With live music on furlough it’s a good time to discover great recordings, so we asked some of the city’s top jazzers to share the music that inspires them.
Name: Andy Hague
Instrument(s) played: Trumpet & drums
As well as being an excellent trumpeter with a rich tone and a fine hard bop edge Andy Hague can play as vital a role in the rhythm section behind the drum kit. His own Andy Hague Quintet is a well-established supergroup of Bristol jazz names with a wide-ranging repertoire of Andy’s distinctive compositions. His other more occasional projects include tribute bands to modern jazz greats like Charlie Mingus and Horace Silver and a very occasional big band comprising pretty much everybody who is anybody on the local jazz scene. Andy’s recreation of the Miles Davis classic Kind Of Blue was one of the biggest hits of the 2019 Bristol Jazz and Blues Festival.
All of that is well and good, but possibly even more important for jazz in Bristol is the tireless way Andy has run the Be-bop Club in the cramped back room of The Bear pub in Hotwells. The club’s weekly session has been bringing great visiting players to the city for decades as well as showcasing the best of the local bands, all of whom receive an attentive and appreciative (if tiny) audience.
What was the first record you discovered that made you want to learn more about (or even get into playing) jazz?
Harry Edison – Willow Weep For Me
I was introduced to the idea of jazz through our school swing and dance band which led to listening to some Benny Goodman and Duke Ellington, but the first small group jazz recording I can remember borrowing from Croydon Library was Harry Edison– Sweets, with Ben Webster on sax. It features lovely melodic solos over a really swinging rhythm section, and I still enjoy listening to it today.

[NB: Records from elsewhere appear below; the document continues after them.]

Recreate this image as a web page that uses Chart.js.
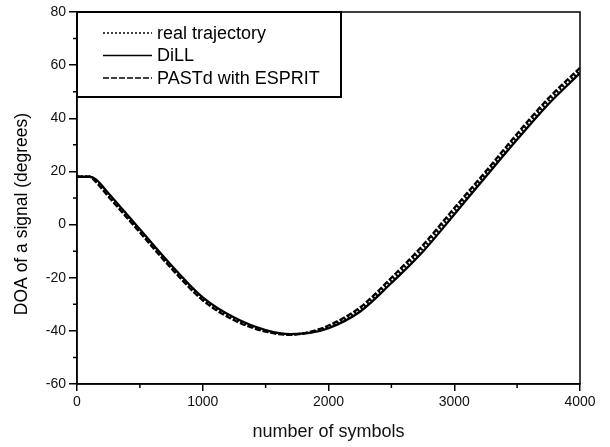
<!DOCTYPE html>
<html>
<head>
<meta charset="utf-8">
<script src="https://cdn.jsdelivr.net/npm/chart.js@4/dist/chart.umd.min.js"></script>
<style>
  html, body { margin: 0; padding: 0; background: #fff; }
  #wrap { width: 610px; height: 447px; }
</style>
</head>
<body>
<div id="wrap"><canvas id="doaChart"></canvas></div>
<script>
// number of symbols (x) and DOA in degrees for each trace
const symbols = [0, 100, 150, 250, 500, 750, 1000, 1250, 1500, 1700, 1850, 2000, 2250, 2500, 2750, 3000, 3250, 3500, 3750, 4000];
const realTrajectory = [18, 18, 16.5, 11, -2.5, -16, -28, -35.5, -40, -41.3, -40.6, -38.5, -32, -21, -9, 5, 19, 33, 46.5, 58];
const dill = [18, 18, 17, 11.8, -1.8, -15.3, -27.4, -35, -39.7, -41.2, -40.8, -39, -32.8, -22, -10.2, 3.8, 18, 32, 45.4, 57];
const pastd = [18, 18, 16, 10.5, -3, -16.5, -28.5, -36, -40.3, -41.5, -40.4, -38, -31.2, -20, -7.8, 6.2, 20, 34.2, 47.6, 59];

const seriesLabels = ['real trajectory', 'DiLL', 'PASTd with ESPRIT'];
const yMinorTicks = [-50, -30, -10, 10, 30, 50, 70];
const xMinorTicks = [500, 1500, 2500, 3500];

const FONT = '"Liberation Sans", Arial, sans-serif';

function toPoints(vals) {
    return symbols.map((s, i) => ({ x: s, y: vals[i] }));
}

const frame = {
    id: 'frame',
    afterDraw(chart) {
        const ctx = chart.ctx;
        const a = chart.chartArea;
        const xs = chart.scales.x, ys = chart.scales.y;
        ctx.save();
        ctx.strokeStyle = '#000';
        ctx.lineWidth = 1.5;
        ctx.strokeRect(a.left, a.top, a.right - a.left, a.bottom - a.top);

        // minor ticks
        ctx.beginPath();
        yMinorTicks.forEach(v => {
            const p = ys.getPixelForValue(v);
            ctx.moveTo(a.left - 4, p);
            ctx.lineTo(a.left, p);
        });
        xMinorTicks.forEach(v => {
            const p = xs.getPixelForValue(v);
            ctx.moveTo(p, a.bottom);
            ctx.lineTo(p, a.bottom + 4);
        });
        ctx.stroke();

        // legend box
        ctx.fillStyle = '#fff';
        ctx.fillRect(a.left, a.top, 264, 85);
        ctx.lineWidth = 2;
        ctx.strokeRect(a.left, a.top, 264, 85);
        ctx.font = '18px ' + FONT;
        ctx.textBaseline = 'middle';
        ctx.fillStyle = '#000';
        chart.data.datasets.forEach((ds, i) => {
            const y = a.top + 21 + i * 22.5;
            ctx.beginPath();
            ctx.lineWidth = 1.5;
            ctx.setLineDash(ds.borderDash || []);
            ctx.moveTo(a.left + 26, y);
            ctx.lineTo(a.left + 75, y);
            ctx.stroke();
            ctx.setLineDash([]);
            ctx.fillText(ds.label, a.left + 80, y + 1);
        });

        // y axis title
        ctx.font = '17.5px ' + FONT;
        ctx.translate(22, 214);
        ctx.rotate(-Math.PI / 2);
        ctx.textAlign = 'center';
        ctx.fillText('DOA of a signal (degrees)', 0, 0);
        ctx.restore();
    }
};

const ctx = document.getElementById('doaChart').getContext('2d');
const doaChart = new Chart(ctx, {
    type: 'line',
    data: {
        datasets: [{
            label: seriesLabels[0],
            data: toPoints(realTrajectory),
            borderColor: '#000',
            borderWidth: 2.3,
            borderDash: [2, 2]
        }, {
            label: seriesLabels[1],
            data: toPoints(dill),
            borderColor: '#000',
            borderWidth: 2.3
        }, {
            label: seriesLabels[2],
            data: toPoints(pastd),
            borderColor: '#000',
            borderWidth: 2.3,
            borderDash: [6, 2]
        }]
    },
    options: {
        responsive: true,
        maintainAspectRatio: false,
        animation: false,
        elements: {
            point: { radius: 0 },
            line: { cubicInterpolationMode: 'monotone' }
        },
        layout: { padding: { left: 0, top: 12, right: 30, bottom: 0 } },
        plugins: {
            legend: { display: false },
            tooltip: { enabled: false }
        },
        scales: {
            x: {
                type: 'linear',
                min: 0,
                max: 4000,
                afterFit: s => { s.height = 63; },
                border: { color: '#000', width: 1.5 },
                grid: { drawOnChartArea: false, tickLength: 7, color: '#000', lineWidth: 1.5 },
                ticks: {
                    stepSize: 1000,
                    padding: 3,
                    color: '#111',
                    font: { family: FONT, size: 14 },
                    maxRotation: 0,
                    callback: v => String(v)
                },
                title: {
                    display: true,
                    text: 'number of symbols',
                    color: '#111',
                    font: { family: FONT, size: 18 },
                    padding: { top: 0, bottom: 4 }
                }
            },
            y: {
                min: -60,
                max: 80,
                afterFit: s => { s.width = 77; },
                border: { color: '#000', width: 1.5 },
                grid: { drawOnChartArea: false, tickLength: 8, color: '#000', lineWidth: 1.5 },
                ticks: {
                    stepSize: 20,
                    padding: 3,
                    color: '#111',
                    font: { family: FONT, size: 14 }
                }
            }
        }
    },
    plugins: [frame]
});
</script>
</body>
</html>
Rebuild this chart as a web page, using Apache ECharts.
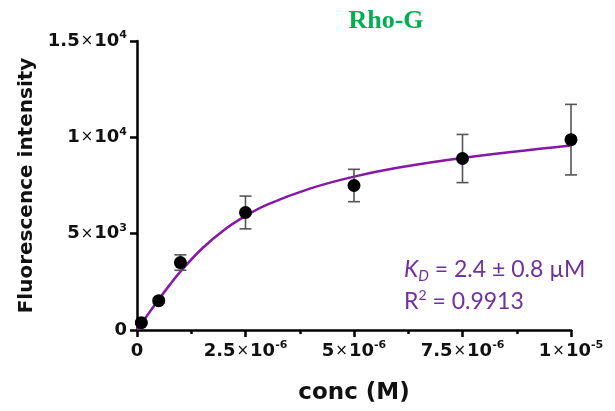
<!DOCTYPE html>
<html><head><meta charset="utf-8">
<script src="https://cdn.jsdelivr.net/npm/echarts@6/dist/echarts.min.js"></script>
<style>html,body{margin:0;padding:0;background:#fff}#c{width:615px;height:411px}</style>
</head><body><div id="c"></div>
<script>
// measured data (conc in M, fluorescence intensity)
const concM = [1e-7, 5e-7, 1e-6, 2.5e-6, 5e-6, 7.5e-6, 1e-5];
const meanIntensity = [380, 1520, 3500, 6100, 7500, 8900, 9880];
const sdIntensity = [90, 120, 400, 850, 840, 1250, 1830];
// fitted curve
const fitConcM = [0, 2.5e-7, 5e-7, 7.5e-7, 1e-6, 1.5e-6, 2e-6, 2.5e-6, 3e-6, 4e-6, 5e-6, 6e-6, 7.5e-6, 1e-5];
const fitIntensity = [0, 800, 1580, 2330, 3030, 4230, 5180, 5920, 6510, 7350, 7960, 8420, 8930, 9570];
// tick labels
const xTicks = [0, 2.5e-6, 5e-6, 7.5e-6, 1e-5];
const xTickLabels = ['0', '2.5×10^-6', '5×10^-6', '7.5×10^-6', '1×10^-5'];
const yTicks = [0, 5000, 10000, 15000];
const yTickLabels = ['0', '5×10^3', '1×10^4', '1.5×10^4'];

const FONT = 'DejaVu Sans';
const rich = {
  m: {fontFamily: FONT, fontWeight: 'bold', fontSize: 18, color: '#111', lineHeight: 22},
  x: {fontFamily: FONT, fontSize: 15, color: '#111', lineHeight: 22, padding: [0, 1, 0, 1]},
  s: {fontFamily: FONT, fontWeight: 'bold', fontSize: 11, color: '#111', lineHeight: 12, verticalAlign: 'top'}
};
function fmt(v, ticks, labels) {
  const span = Math.abs(ticks[ticks.length - 1]) || 1;
  for (let i = 0; i < ticks.length; i++) {
    if (Math.abs(v - ticks[i]) < span * 1e-6) {
      const t = labels[i];
      if (t.indexOf('×10^') < 0) return '{m|' + t + '}';
      const p = t.split('×10^');
      return '{m|' + p[0] + '}{x|×}{m|10}{s|' + p[1] + '}';
    }
  }
  return '';
}

const chart = echarts.init(document.getElementById('c'), null, {renderer: 'canvas'});
const errData = concM.map((c, i) => [c, meanIntensity[i] - sdIntensity[i], meanIntensity[i] + sdIntensity[i]]);

chart.setOption({
  animation: false,
  backgroundColor: '#fff',
  grid: {left: 137, right: 44, top: 41, bottom: 81},
  xAxis: {
    type: 'value', min: 0, max: 1e-5, interval: 2.5e-6,
    axisLine: {show: true, lineStyle: {color: '#000', width: 2.5}},
    axisTick: {show: true, length: 7, lineStyle: {color: '#000', width: 2.5}},
    minorTick: {show: true, splitNumber: 2, length: 4, lineStyle: {color: '#000', width: 2.5}},
    splitLine: {show: false},
    axisLabel: {margin: 10, formatter: v => fmt(v, xTicks, xTickLabels), rich: rich},
    name: 'conc (M)', nameLocation: 'middle', nameGap: 52,
    nameTextStyle: {fontFamily: FONT, fontWeight: 'bold', fontSize: 23, color: '#111'}
  },
  yAxis: {
    type: 'value', min: 0, max: 15000, interval: 5000,
    axisLine: {show: true, lineStyle: {color: '#000', width: 2.5}},
    axisTick: {show: true, length: 7, lineStyle: {color: '#000', width: 2.5}},
    splitLine: {show: false},
    axisLabel: {margin: 10, formatter: v => fmt(v, yTicks, yTickLabels), rich: rich},
    name: 'Fluorescence intensity', nameLocation: 'middle', nameGap: 100,
    nameTextStyle: {fontFamily: FONT, fontWeight: 'bold', fontSize: 20, color: '#111'}
  },
  series: [
    {
      type: 'line', data: fitConcM.map((c, i) => [c, fitIntensity[i]]),
      smooth: 0.4, showSymbol: false, lineStyle: {color: '#8518A6', width: 2.5}, z: 2, silent: true
    },
    {
      type: 'custom', data: errData, z: 3, silent: true,
      encode: {x: 0, y: [1, 2]},
      renderItem: function (params, api) {
        const lo = api.coord([api.value(0), api.value(1)]);
        const hi = api.coord([api.value(0), api.value(2)]);
        const w = 6;
        const st = {stroke: '#555', lineWidth: 1.6};
        return {type: 'group', children: [
          {type: 'line', shape: {x1: lo[0], y1: lo[1], x2: hi[0], y2: hi[1]}, style: st},
          {type: 'line', shape: {x1: lo[0] - w, y1: lo[1], x2: lo[0] + w, y2: lo[1]}, style: st},
          {type: 'line', shape: {x1: hi[0] - w, y1: hi[1], x2: hi[0] + w, y2: hi[1]}, style: st}
        ]};
      }
    },
    {
      type: 'scatter', data: concM.map((c, i) => [c, meanIntensity[i]]),
      symbol: 'circle', symbolSize: 13, itemStyle: {color: '#000', opacity: 1}, z: 4
    }
  ],
  graphic: [
    {type: 'text', x: 386, y: 8, style: {text: 'Rho-G', fill: '#00B050', font: 'bold 26px "Liberation Serif"', textAlign: 'center', textVerticalAlign: 'top'}},
    {type: 'text', x: 404, y: 256, style: {
      text: '{k|K}{d|D}{t| = 2.4 ± 0.8 µM}', textAlign: 'left', textVerticalAlign: 'top',
      rich: {
        k: {fontFamily: 'Lato', fontStyle: 'italic', fontSize: 23, fill: '#7030A0', lineHeight: 28},
        d: {fontFamily: 'Lato', fontStyle: 'italic', fontSize: 15, fill: '#7030A0', lineHeight: 14, verticalAlign: 'bottom'},
        t: {fontFamily: 'Lato', fontSize: 23, fill: '#7030A0', lineHeight: 28}
      }
    }},
    {type: 'text', x: 404, y: 288, style: {
      text: '{t|R}{s|2}{t| = 0.9913}', textAlign: 'left', textVerticalAlign: 'top',
      rich: {
        t: {fontFamily: 'Lato', fontSize: 23, fill: '#7030A0', lineHeight: 28},
        s: {fontFamily: 'Lato', fontSize: 14, fill: '#7030A0', lineHeight: 18, verticalAlign: 'top'}
      }
    }}
  ]
});
</script>
</body></html>
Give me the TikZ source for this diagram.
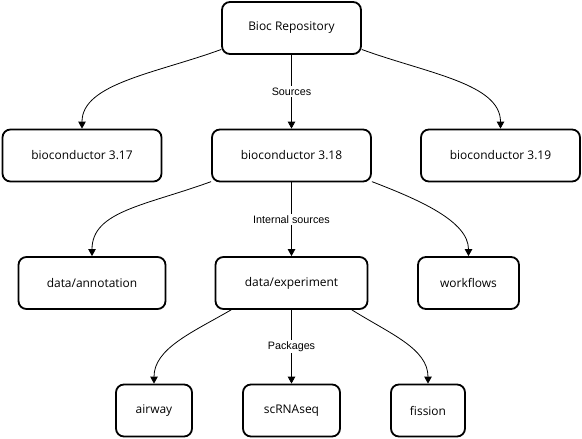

What tune represents an inspiration for you when you began learning to play?
Freddie Hubbard – Red Clay
I remember Freddie Hubbard – Live At The Northsea Jazz Festival getting played a lot amongst our little group of jazz fans at school, this version of Freddie’s famous tune Red Clay has tremendous fire and energy and a really funky groove.
Who is your great hero of the instrument you play? What recording shows them at their best?
Woody Shaw – Seventh Avenue
It’s hard to pick just one and I’ve already mentioned Freddie Hubbard, so I’ll go with Woody Shaw. Stepping Stones – Live At The Village Vanguard is a great CD. Here’s a video of the band from around that time.
What is your choice of record that shows the future of jazz?
Alex Hitchcock Quintet – Hamburg 2010
I’ve really been enjoying listening to Alex Hitchcock Quintet – All Good Things. These young UK players are all superb, and I really like Alex’s compositions.
What is a great tune from your favourite jazz project to come from the Bristol Jazz scene?
Electric Lady Big Band – Ain’t No Telling
Whilst featuring some players from London, Denny Ilett’s Electric Lady Big Band was formed to perform at Bristol Jazz Festival and features a healthy smattering of Bristol musicians. Here is one of their lock-down offerings.
Finally: Are there any other great jazz records you think might help the uninitiated to share your enthusiasm for the J-word?
Hard to answer because jazz covers such a broad spectrum of styles – if I were trying to introduce someone to jazz I would try to find out what kind of music they already liked and then try to find some jazz that related to it in some way and might connect. So if I may I’ll leave you with one of my favourite tracks from one of my favourite albums. Saxophonist Walter Smith wrote this tune in tribute to the daughter of fellow saxophonist Jimmy Greene, who was murdered in one of the USA’s terrible shooting incidents. It’s one of the most emotive performances I’ve ever heard.